Not every Alumni Platform is created equal, and when deploying a Corporate Alumni Solution to a global company, it needs to be as simple as possible for everybody - both company and the alumni. And it needs to deliver a customized, contextual and relevant experience based on each alumnus' prior position and role within the company.
For a company with 100,000 employees, an Alumni Platform delivering a Facebook-style feed experience - with 1-to-everyone messages - won’t work or provide value. This approach is too generic and noisy to generate value.
Each segment of your Alumni population that engages on the platform has a different expectation and purpose for being on the site, and a “one size fits all” Alumni Platform that attempts to serve everyone actually serves no one.
The more advanced Alumni Management solutions allow companies to harness information about Alumni and the business unit or industry they worked within, to provide a personal, micro experience that is both highly relevant while still providing them with access to all global functions.
Generating early success and prompt adoption of the Alumni Platform means providing an experience not only rich in value with deals, opportunities and other in-demand features, but also a forum shared with other alumni they know, respect and are glad to be sharing a network with.
One of the mechanisms we've deployed to address this challenge is the ‘One Kitchen, Multiple Restaurants’ concept. It ensures we deliver a truly global and future-proofed Alumni Platform that companies can roll out in a phased and managed approach.
Importantly, the ‘one kitchen, multiple restaurants’ analogy offers options for handling large organizations with multiple:
Our solution means that you can have multiple ‘restaurants’ each with their own theme, name, dress code, cuisine, ordering system and management structure which, to a customer, look and feel totally unique. Or for some organizations, you may not want unique branding and functionality but do want localized management and content, much like a restaurant ‘franchise’ model. Both scenarios enable a large organization to deliver a valuable experience to the Alumni.
In the One Kitchen, Multiple Restaurants model, all 'restaurants' are following the same global business rules, centralizing all technologies, mitigating cross-over, and allowing for a single investment to run the best in class “back of house.'
In the context of an Alumni Platform, this translates as unified data security, data hygiene, business process and a single system of record and workflows.
We have seen this model working very successfully in a number of scenarios. For example:
A global consulting company with regional offices around the world, each running and acting independently, making their own purchasing decisions and responsible for their own staff recruitment, sales, and processes through their single business unit. However, the branch office is part of a global organization and operates under their guidelines and best practices.

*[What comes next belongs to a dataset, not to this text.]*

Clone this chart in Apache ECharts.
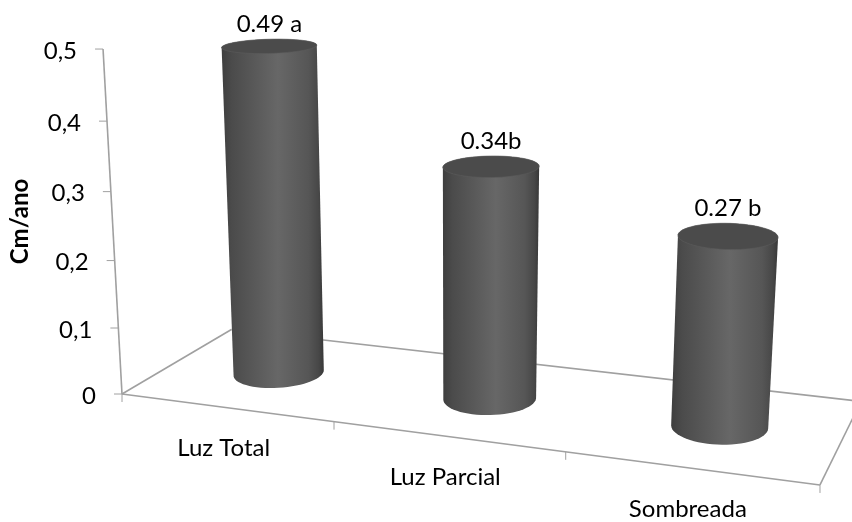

The alumni solution maintains the same central branding and experience but allows regional offices to be on-boarded at their own pace and the solution expanded as part of a phased rollout. Each regional office sets their own micro-level policies – and alumni join via the sub-site – but together they are part of a global platform and have visibility into the rest of the organization.
A leading software company has multiple business units or lines of business including some recent acquisitions that operate in an independent, subsidiary-like fashion despite being part of the overall group. Whilst the global business may have been the name on the alumnus' pay slip, the employment relationship and affinity is with that sub-brand.
The alumni solution delivers custom and themed entrance pages for each business unit for employees to join, whether during off boarding or via the Alumni signup pages. Employees have a themed experience of the brand while still part of the global company, and access to all of the tools, directories and functionality. Alumni can be automatically joined to a specific group based on their cost center or other defined taxonomy.
A key function of this model of allowing chapters, subsidiaries or even countries to have their own regional alumni site, while still being part of the global organization, is the ability for each site to cater to their alumni based on what is important specifically within that region. Whether it be due to cultural requirements, specific staffing or practice areas, enabling micro-communities as part of a larger ecosystem makes it easier for your alumni to find their tribe, and leads to greater engagement.